Bir çocuğu engelli, bir çocuğu da midesinden rahatsız olan Taş, “Eşim ilaçlarla ayakta duruyor. Bu yüzden elim ayağım bağlı, iş yapamıyorum ve bir yere gidemiyorum. Eşimi yalnız bırakamıyorum. Çocuklarımın tedavisini doğru düzgün yapamıyorum. Bir yandan oğlum kayıp, ben ne yapabilirim. Oğlumu 21 yaşında askere gönderdim şu anda 23 yaşında. Bilmiyoruz bu çocuğumuz sağ mı değil mi? Bu konuda medyayı niye susturuyorlar? Genelkurmay, Milli Savunma Bakanlığı’na, Başbakan’a BİMER‘den yazılı dilekçe gönderdim ama hiçbir cevap alamadım. Sürekli oyalıyorlar. Bekle babam bekle ama nereye kadar? 25 ay, dile kolay.
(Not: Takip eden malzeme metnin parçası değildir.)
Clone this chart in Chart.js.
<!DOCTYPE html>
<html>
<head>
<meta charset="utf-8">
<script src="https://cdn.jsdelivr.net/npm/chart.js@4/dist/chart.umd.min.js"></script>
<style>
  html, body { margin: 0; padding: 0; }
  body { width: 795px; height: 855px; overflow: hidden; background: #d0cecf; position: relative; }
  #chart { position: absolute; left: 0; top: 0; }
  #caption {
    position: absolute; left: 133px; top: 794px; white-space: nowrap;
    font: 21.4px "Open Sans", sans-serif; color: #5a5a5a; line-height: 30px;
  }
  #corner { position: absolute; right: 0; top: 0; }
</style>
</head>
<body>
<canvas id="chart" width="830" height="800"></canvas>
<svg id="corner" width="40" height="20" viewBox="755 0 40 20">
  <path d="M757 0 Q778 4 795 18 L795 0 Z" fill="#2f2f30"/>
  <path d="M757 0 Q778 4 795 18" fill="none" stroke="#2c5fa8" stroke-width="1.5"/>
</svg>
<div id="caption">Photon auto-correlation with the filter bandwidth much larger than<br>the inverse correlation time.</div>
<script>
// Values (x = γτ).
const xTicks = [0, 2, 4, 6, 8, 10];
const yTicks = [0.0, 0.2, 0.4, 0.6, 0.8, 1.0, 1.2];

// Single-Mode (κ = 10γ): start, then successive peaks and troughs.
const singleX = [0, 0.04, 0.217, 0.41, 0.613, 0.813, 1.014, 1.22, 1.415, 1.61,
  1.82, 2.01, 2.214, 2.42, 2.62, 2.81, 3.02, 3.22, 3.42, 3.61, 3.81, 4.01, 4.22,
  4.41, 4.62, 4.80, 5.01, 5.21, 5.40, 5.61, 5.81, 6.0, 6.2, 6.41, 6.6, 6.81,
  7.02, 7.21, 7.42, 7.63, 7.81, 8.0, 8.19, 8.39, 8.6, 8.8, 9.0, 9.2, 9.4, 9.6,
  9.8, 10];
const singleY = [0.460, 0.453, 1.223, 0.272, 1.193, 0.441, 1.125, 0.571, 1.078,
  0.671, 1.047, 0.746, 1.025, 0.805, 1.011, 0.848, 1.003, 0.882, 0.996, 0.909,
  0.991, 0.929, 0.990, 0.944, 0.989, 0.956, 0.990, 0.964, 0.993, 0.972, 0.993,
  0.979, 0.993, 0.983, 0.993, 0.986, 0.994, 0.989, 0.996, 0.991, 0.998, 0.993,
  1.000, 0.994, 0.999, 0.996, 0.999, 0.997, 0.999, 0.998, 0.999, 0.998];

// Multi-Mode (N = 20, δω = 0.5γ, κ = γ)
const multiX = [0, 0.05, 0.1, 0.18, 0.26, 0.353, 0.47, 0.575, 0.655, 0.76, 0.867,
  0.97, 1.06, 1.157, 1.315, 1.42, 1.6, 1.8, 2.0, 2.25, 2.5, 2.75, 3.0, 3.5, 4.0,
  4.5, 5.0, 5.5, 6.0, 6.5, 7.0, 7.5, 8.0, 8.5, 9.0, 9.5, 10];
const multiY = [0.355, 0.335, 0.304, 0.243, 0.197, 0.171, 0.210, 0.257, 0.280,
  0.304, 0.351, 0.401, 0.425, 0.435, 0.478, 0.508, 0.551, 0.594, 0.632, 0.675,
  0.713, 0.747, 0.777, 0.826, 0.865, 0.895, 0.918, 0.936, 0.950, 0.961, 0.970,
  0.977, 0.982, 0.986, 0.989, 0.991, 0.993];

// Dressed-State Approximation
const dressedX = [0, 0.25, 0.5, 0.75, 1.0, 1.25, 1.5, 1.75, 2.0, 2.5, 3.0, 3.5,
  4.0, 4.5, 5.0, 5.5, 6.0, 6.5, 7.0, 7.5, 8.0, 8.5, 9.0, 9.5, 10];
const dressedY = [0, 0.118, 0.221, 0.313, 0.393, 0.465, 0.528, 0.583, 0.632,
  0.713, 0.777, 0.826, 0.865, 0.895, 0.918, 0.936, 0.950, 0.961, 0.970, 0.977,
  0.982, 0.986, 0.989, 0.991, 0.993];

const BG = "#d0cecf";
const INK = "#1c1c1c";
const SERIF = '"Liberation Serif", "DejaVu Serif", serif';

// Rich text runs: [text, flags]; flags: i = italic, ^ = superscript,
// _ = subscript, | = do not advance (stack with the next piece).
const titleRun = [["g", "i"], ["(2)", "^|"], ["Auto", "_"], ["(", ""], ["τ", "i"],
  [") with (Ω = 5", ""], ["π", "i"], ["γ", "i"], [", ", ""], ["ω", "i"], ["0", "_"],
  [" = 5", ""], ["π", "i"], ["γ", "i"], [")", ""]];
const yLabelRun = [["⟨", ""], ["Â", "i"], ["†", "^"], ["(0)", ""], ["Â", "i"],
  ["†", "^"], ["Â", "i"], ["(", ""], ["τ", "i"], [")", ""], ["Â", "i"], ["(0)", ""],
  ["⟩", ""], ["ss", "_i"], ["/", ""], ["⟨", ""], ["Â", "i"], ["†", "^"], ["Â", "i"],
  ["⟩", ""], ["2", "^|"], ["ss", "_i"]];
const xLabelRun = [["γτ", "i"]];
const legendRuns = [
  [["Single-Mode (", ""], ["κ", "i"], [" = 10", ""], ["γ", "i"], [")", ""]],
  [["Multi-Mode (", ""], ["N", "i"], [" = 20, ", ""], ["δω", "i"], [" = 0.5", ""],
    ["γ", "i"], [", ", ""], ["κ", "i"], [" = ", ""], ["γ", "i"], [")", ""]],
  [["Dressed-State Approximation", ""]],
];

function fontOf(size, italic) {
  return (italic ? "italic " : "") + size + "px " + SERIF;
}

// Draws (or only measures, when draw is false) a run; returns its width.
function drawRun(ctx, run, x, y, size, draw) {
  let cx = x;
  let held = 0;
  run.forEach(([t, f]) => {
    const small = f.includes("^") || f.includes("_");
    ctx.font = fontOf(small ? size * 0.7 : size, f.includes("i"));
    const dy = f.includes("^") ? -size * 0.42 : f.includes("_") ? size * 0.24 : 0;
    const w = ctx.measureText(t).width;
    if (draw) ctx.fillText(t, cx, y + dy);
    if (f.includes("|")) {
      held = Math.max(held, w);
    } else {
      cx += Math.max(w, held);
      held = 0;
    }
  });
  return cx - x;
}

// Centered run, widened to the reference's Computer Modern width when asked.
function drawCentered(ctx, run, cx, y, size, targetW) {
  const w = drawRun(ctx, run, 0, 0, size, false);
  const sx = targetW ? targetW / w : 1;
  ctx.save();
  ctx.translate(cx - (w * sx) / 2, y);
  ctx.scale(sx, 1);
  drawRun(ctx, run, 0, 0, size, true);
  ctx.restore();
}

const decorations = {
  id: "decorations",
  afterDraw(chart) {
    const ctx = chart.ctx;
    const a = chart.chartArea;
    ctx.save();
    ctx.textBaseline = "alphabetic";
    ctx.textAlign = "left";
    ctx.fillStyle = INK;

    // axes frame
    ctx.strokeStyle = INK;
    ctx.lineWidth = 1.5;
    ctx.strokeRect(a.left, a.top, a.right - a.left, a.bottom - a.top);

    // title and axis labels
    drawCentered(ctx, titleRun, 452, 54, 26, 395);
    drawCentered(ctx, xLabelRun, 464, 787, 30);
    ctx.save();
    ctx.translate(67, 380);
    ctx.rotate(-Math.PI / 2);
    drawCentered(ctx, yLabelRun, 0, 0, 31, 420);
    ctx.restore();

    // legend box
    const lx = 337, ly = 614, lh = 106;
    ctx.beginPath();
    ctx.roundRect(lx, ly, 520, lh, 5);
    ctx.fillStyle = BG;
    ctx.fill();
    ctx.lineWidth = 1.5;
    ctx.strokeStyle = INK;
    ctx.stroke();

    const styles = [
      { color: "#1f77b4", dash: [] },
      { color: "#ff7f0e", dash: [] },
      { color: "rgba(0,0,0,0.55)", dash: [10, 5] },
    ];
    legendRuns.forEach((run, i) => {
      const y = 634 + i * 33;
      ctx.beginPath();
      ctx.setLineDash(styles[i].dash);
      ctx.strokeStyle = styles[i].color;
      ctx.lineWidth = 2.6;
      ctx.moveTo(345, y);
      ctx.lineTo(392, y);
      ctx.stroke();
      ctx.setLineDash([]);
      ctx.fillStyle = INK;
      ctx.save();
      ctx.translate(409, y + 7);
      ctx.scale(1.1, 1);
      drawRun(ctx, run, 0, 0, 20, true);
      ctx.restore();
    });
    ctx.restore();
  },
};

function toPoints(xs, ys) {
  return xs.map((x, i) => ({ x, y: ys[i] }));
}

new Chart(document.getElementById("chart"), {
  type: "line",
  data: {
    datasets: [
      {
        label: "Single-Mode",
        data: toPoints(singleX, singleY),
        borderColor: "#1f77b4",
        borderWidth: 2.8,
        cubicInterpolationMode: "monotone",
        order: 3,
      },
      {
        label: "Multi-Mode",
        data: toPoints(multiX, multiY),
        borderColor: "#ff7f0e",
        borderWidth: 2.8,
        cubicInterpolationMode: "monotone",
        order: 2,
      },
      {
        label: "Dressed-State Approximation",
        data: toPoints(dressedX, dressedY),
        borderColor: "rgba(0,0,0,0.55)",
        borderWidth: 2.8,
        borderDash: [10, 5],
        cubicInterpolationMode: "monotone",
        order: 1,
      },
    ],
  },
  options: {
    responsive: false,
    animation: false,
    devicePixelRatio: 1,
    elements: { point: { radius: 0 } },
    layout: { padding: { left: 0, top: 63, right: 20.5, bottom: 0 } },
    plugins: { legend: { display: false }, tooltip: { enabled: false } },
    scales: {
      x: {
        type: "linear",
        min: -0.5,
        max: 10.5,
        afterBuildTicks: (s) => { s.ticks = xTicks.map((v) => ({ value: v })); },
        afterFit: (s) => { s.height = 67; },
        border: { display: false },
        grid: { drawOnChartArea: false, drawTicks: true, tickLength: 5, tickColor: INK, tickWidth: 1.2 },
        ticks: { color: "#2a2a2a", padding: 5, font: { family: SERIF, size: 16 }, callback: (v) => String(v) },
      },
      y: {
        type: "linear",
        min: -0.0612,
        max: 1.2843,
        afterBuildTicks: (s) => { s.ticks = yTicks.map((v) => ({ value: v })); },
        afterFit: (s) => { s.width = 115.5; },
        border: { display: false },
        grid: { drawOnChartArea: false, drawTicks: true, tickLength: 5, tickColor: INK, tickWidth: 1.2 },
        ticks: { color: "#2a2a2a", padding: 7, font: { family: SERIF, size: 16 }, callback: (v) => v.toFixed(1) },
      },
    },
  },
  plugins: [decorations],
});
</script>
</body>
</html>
Benim oğlum piyasada yok. Her gün evime farklı bir acı düşüyor. Her gün o acıyı yaşamaktan usandım. Bize bir bilgi versinler tek ricamız bu” diye konuştu.

2 YILDIR OĞLUNA DAİR BİR HABERİ BEKLİYOR

2 yıldır oğlunu bekleyen gözü yaşlı anne ise ilk kez konuştu. Anne Senem Taş, “Oğlunu sapa sağlam askere gönderdim ve aynı şekilde istiyorum. Oğlum gittiğinden beri hastayım ve ilaçlarla ayakta duruyorum. Tek işimiz Safter olmuş. Oğlumu istiyorum. Niye bu olayın üstünü örtmeye çalışıyorlar.
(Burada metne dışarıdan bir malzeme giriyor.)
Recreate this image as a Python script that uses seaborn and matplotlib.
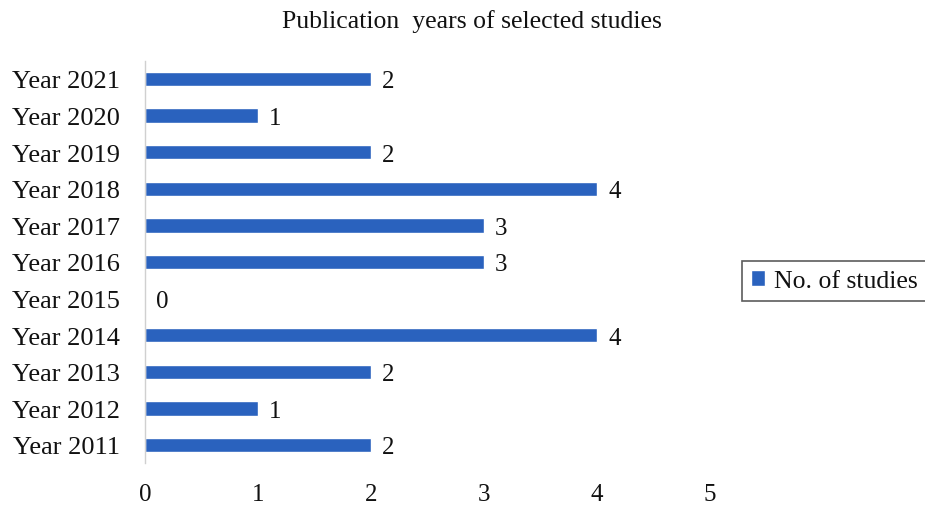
import matplotlib
matplotlib.use("Agg")
import matplotlib.pyplot as plt
import seaborn as sns
import pandas as pd

years = ["Year 2021", "Year 2020", "Year 2019", "Year 2018", "Year 2017", "Year 2016",
         "Year 2015", "Year 2014", "Year 2013", "Year 2012", "Year 2011"]
studies = [2, 1, 2, 4, 3, 3, 0, 4, 2, 1, 2]
series_name = "No. of studies"
x_ticks = [0, 1, 2, 3, 4, 5]
title = "Publication  years of selected studies"

sns.set_theme(style="white")
plt.rcParams["font.family"] = ["Liberation Serif", "DejaVu Serif"]

df = pd.DataFrame({"year": years, "count": studies})
bar_color = "#2A62BE"
text_color = "#111111"

fig = plt.figure(figsize=(9.25, 5.1), dpi=100)
ax = fig.add_axes([145 / 925, 1 - 464.3 / 510, (710 - 145) / 925, (464.3 - 61.7) / 510])

sns.barplot(data=df, x="count", y="year", orient="h", color=bar_color,
            width=0.39, saturation=1, label=series_name, ax=ax)

ax.set_xlim(0, 5)
ax.set_ylim(len(years) - 0.5, -0.5)
ax.set_xticks(x_ticks)
ax.set_xticklabels([str(t) for t in x_ticks], fontsize=18, color=text_color)
ax.tick_params(axis="x", length=0, pad=14)
ax.set_xlabel("")
ax.set_ylabel("")

# category labels, with tick marks placed between the categories
ax.set_yticks(range(len(years)))
ax.set_yticklabels(years, fontsize=19, color=text_color)
ax.set_yticks([i - 0.5 for i in range(len(years) + 1)], minor=True)
ax.tick_params(axis="y", which="major", length=0, pad=18)
ax.tick_params(axis="y", which="minor", length=7, width=1, color="#D0D0D0", direction="out")

for side in ["top", "right", "bottom"]:
    ax.spines[side].set_visible(False)
ax.spines["left"].set_color("#D0D0D0")
ax.spines["left"].set_linewidth(1)

# value labels at the end of each bar
for i, v in enumerate(studies):
    ax.annotate(str(v), xy=(v, i), xytext=(8, 0), textcoords="offset points",
                ha="left", va="center_baseline", fontsize=18, color=text_color)

fig.text(0.5 * (283 + 660) / 925, 1 - 22 / 510, title, ha="center", va="center",
         fontsize=18.5, color=text_color)

leg = ax.legend(loc="center left", bbox_to_anchor=(742 / 925, 1 - 282 / 510),
                bbox_transform=fig.transFigure, fontsize=18.5, frameon=True,
                fancybox=False, handlelength=0.55, handleheight=0.55,
                handletextpad=0.35, borderpad=0.35, borderaxespad=0)
for t in leg.get_texts():
    t.set_color(text_color)
leg.get_frame().set_edgecolor("#333333")
leg.get_frame().set_linewidth(1.2)

fig.savefig("out.png", dpi=100)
Neden oğlumu sağ ya da ölü vermiyorlar? Cumhurbaşkanı ve Başbakan'ın ayaklarına kapanıyorum, bir sonuç söylesinler veya bir haber versinler. Niye bize bilgi vermiyorlar? Her gün oğlumun yolunu gözlüyorum.

Ne söyleyeceğimi ve ne diyeceğimi bilmiyorum. Safterimi askere göndermeseydim, devlet 'çocuğunu askere göndermedi' diyecekti. Çocuğumu askere böyle yapın diye mi gönderdim? Ya çocuğumu bana getirsinler ya da beni çocuğumun olduğu yere götürsünler. Çocuğumu versinler artık. Ne olursa olsun çocuğum gelsin başka bir şey istemiyorum. Aradan bunca zaman geçmesine rağmen neden hala bir şey söylemiyorlar?” sözleriyle, hükümet yetkililerinin sessizliğine tepki gösterdi. 

VİCDANINIZ YOK MU?

Çektiği acının dayanılmaz bir hal aldığını vurgulayan anne Taş, “Ne sonbaharımız sonbahar, ne ilkbaharımız ilkbahar ne de kışımız kış. Artık konuşamıyorum. Tayyip Erdoğan, Başbakan sizin vicdanınız yok mu? Bütün yetkililerine çağrı yapıyorum vicdanınız yok mu? Ciğerim yanıyor. Sizin ciğeriniz yok mu? Biz anne babayız, siz de anne babasınız. Siz de çocuk büyüttünüz. Nasıl büyütünüz ve nasıl doğurdunuz? Elinizi vicdanınıza koyun ve devlet olarak çocuğumu getirin.

Eğer içlerinde vicdan varsa çocuğumu geri verirler. Demek ki bunların vicdanları yok. Bu haykırışlarıma, gözyaşlarıma ve bu hastalığıma baksınlar, çocuğumu geri getirsinler. Ölmüşse ölüsünü versinler, yaşıyorsa sağ versinler. Onları vicdanları ile baş başa bırakıyorum” diye konuştu.